The history of Folklife Village is as unique as the artists who call Gabriola home. Folklife Village was originally constructed and used during Expo 86 in Vancouver. Originally called the Folklife Pavilion, it featured unique post-and-beam architecture made from old growth B.C. fir and showcased Canadian culture, art, music and dance.

Following the conclusion of Expo 86, the pavilion was dismantled and stored in a field in Delta, B.C. A few years later developer Steve Wohlleben acquired the structure and had it shipped to Gabriola, where he constructed the current Folklife Village.

Last Tuesday, the Gabriola Historical Society and Museum paid tribute to the the 30th anniversary of Expo 86 with a commemorative plaque that highlights the history of the Folklife Village and its connection the World’s Fair.

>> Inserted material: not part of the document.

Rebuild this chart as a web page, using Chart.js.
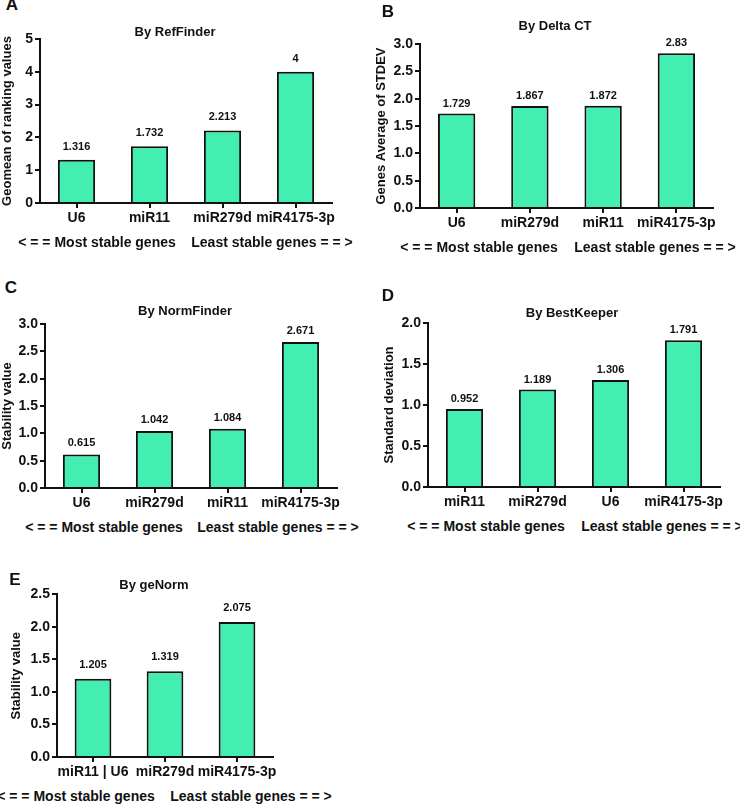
<!DOCTYPE html>
<html>
<head>
<meta charset="utf-8">
<script src="https://cdn.jsdelivr.net/npm/chart.js@4.4.0/dist/chart.umd.min.js"></script>
<style>
  body { margin: 0; background: #fff; }
  #page { position: relative; width: 740px; height: 804px; overflow: hidden; font-family: "Liberation Sans", Arial, sans-serif; font-weight: bold; color: #111; }
  .txt { position: absolute; transform: translate(-50%, -50%); white-space: nowrap; }
  .letter { font-size: 17px; }
  .ttl { font-size: 13px; }
  .foot { font-size: 14px; }
  canvas { position: absolute; }
</style>
</head>
<body>
<div id="page"></div>
<script>
// data
const refLabels = ['U6', 'miR11', 'miR279d', 'miR4175-3p'];
const refValues = [1.316, 1.732, 2.213, 4];

const deltaLabels = ['U6', 'miR279d', 'miR11', 'miR4175-3p'];
const deltaValues = [1.729, 1.867, 1.872, 2.83];

const normLabels = ['U6', 'miR279d', 'miR11', 'miR4175-3p'];
const normValues = [0.615, 1.042, 1.084, 2.671];

const bestLabels = ['miR11', 'miR279d', 'U6', 'miR4175-3p'];
const bestValues = [0.952, 1.189, 1.306, 1.791];

const genormLabels = ['miR11 | U6', 'miR279d', 'miR4175-3p'];
const genormValues = [1.205, 1.319, 2.075];

const page = document.getElementById('page');
const INK = '#111';
const BAR = '#42EFB0';
const FONT = '"Liberation Sans", Arial, sans-serif';

function addText(cls, text, x, y) {
    const d = document.createElement('div');
    d.className = 'txt ' + cls;
    d.textContent = text;
    d.style.left = x + 'px';
    d.style.top = y + 'px';
    page.appendChild(d);
}

// draws the value above each bar
const valueLabels = {
    id: 'valueLabels',
    afterDatasetsDraw(chart, args, opts) {
        const ctx = chart.ctx;
        const meta = chart.getDatasetMeta(0);
        ctx.save();
        ctx.font = 'bold 11px ' + FONT;
        ctx.fillStyle = INK;
        ctx.textAlign = 'center';
        ctx.textBaseline = 'middle';
        meta.data.forEach((bar, i) => {
            const v = chart.data.datasets[0].data[i];
            ctx.fillText(String(v), bar.x, bar.y - opts.gap);
        });
        ctx.restore();
    }
};

function makePanel(p) {
    // p.canvas = [left, top, width, height]; p.area = [left, top, right, bottom] in page coords
    const [cl, ct, cw, chh] = p.canvas;
    const [al, at, ar, ab] = p.area;
    const cv = document.createElement('canvas');
    cv.width = cw; cv.height = chh;
    cv.style.left = cl + 'px';
    cv.style.top = ct + 'px';
    page.appendChild(cv);

    new Chart(cv.getContext('2d'), {
        type: 'bar',
        data: {
            labels: p.labels,
            datasets: [{
                data: p.values,
                backgroundColor: BAR,
                borderColor: INK,
                borderWidth: 2,
                borderSkipped: 'bottom',
                categoryPercentage: 1,
                barPercentage: 0.51
            }]
        },
        options: {
            responsive: false,
            animation: false,
            devicePixelRatio: 1,
            layout: { padding: { left: 0, top: at - ct, right: cl + cw - ar, bottom: 0 } },
            plugins: {
                legend: { display: false },
                tooltip: { enabled: false },
                valueLabels: { gap: p.gap }
            },
            scales: {
                x: {
                    offset: true,
                    grid: { display: true, drawOnChartArea: false, offset: false, tickLength: 5, lineWidth: 2, color: INK },
                    border: { display: true, width: 2, color: INK },
                    ticks: { color: INK, padding: 2, maxRotation: 0, autoSkip: false, font: { family: FONT, size: 14, weight: 'bold' } },
                    afterFit(s) { s.height = ct + chh - ab; }
                },
                y: {
                    min: 0, max: p.max,
                    ticks: {
                        stepSize: p.step, color: INK, padding: 2,
                        font: { family: FONT, size: 14, weight: 'bold' },
                        callback: v => v.toFixed(p.dec)
                    },
                    grid: { display: true, drawOnChartArea: false, tickLength: 5, lineWidth: 2, color: INK },
                    border: { display: true, width: 2, color: INK },
                    title: { display: true, text: p.ytitle, color: INK, padding: 0, font: { family: FONT, size: 13, weight: 'bold' } },
                    afterFit(s) { s.width = al - cl; }
                }
            }
        },
        plugins: [valueLabels]
    });

    addText('letter', p.letter, p.letterPos[0], p.letterPos[1]);
    addText('ttl', p.title, p.titlePos[0], p.titlePos[1]);
    addText('foot', '< = = Most stable genes', p.foot[0], p.foot[2]);
    addText('foot', 'Least stable genes = = >', p.foot[1], p.foot[2]);
}

makePanel({
    letter: 'A', letterPos: [12, 5], title: 'By RefFinder', titlePos: [175, 31],
    labels: refLabels, values: refValues, max: 5, step: 1, dec: 0, gap: 13,
    ytitle: 'Geomean of ranking values',
    canvas: [0, 20, 345, 215], area: [40, 39, 332, 203],
    foot: [97, 272, 242]
});

makePanel({
    letter: 'B', letterPos: [388, 12], title: 'By Delta CT', titlePos: [555, 25],
    labels: deltaLabels, values: deltaValues, max: 3, step: 0.5, dec: 1, gap: 10,
    ytitle: 'Genes Average of STDEV',
    canvas: [374, 30, 356, 210], area: [420, 44, 713, 208],
    foot: [479, 655, 247]
});

makePanel({
    letter: 'C', letterPos: [11, 288], title: 'By NormFinder', titlePos: [185, 310],
    labels: normLabels, values: normValues, max: 3, step: 0.5, dec: 1, gap: 11,
    ytitle: 'Stability value',
    canvas: [0, 312, 350, 206], area: [45, 324, 337, 488],
    foot: [104, 278, 527]
});

makePanel({
    letter: 'D', letterPos: [388, 296], title: 'By BestKeeper', titlePos: [572, 312],
    labels: bestLabels, values: bestValues, max: 2, step: 0.5, dec: 1, gap: 10,
    ytitle: 'Standard deviation',
    canvas: [382, 312, 358, 206], area: [428, 323, 720, 487],
    foot: [486, 662, 526]
});

makePanel({
    letter: 'E', letterPos: [15, 580], title: 'By geNorm', titlePos: [154, 584],
    labels: genormLabels, values: genormValues, max: 2.5, step: 0.5, dec: 1, gap: 14,
    ytitle: 'Stability value',
    canvas: [9, 584, 290, 200], area: [57, 594, 273, 757],
    foot: [76, 251, 796]
});
</script>
</body>
</html>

Speaking to a crowd of 30 people during the ceremony at Folklife Village, Wohlleben said it’s an honour to have the village recognized and that its success is directly related to those who made it such an inviting place to be.

“Folklife owes its success to the people who helped to create it, the tenants who took the chances to build new enterprises and obviously you the clients, who make or break every business on the island,” he said.

The construction of Folklife Village on Gabriola Island was single largest recycling project of its kind in the province, according to the historical society.

Wohlleben became interested in the idea of creating a village on Gabriola after having spent time on the island and realizing there were limited services available.

“There was no place to eat and there was very few services,” Wohlleben said.

He spent nearly six years trying to acquire the deconstructed village in Delta, before finally getting his hands on it. Folklife Village, which is roughly 2,787 square metres, was officially opened in 1993.

“The timing couldn’t be more perfect,” he said.

In the years that have followed, Folklife Village has become a gathering place, cultural hub, commercial centre and so much for the residents on Gabriola.

Wohlleben said it’s special to know that something he created helped transform the island in such a positive manner.

“It’s rewarding because [development] has been at a pace that has suited the island,” he said. “It hasn’t got out of hand and it has character.”

Today, Folklife Village is owned by B.C. billionaire Jim Pattison.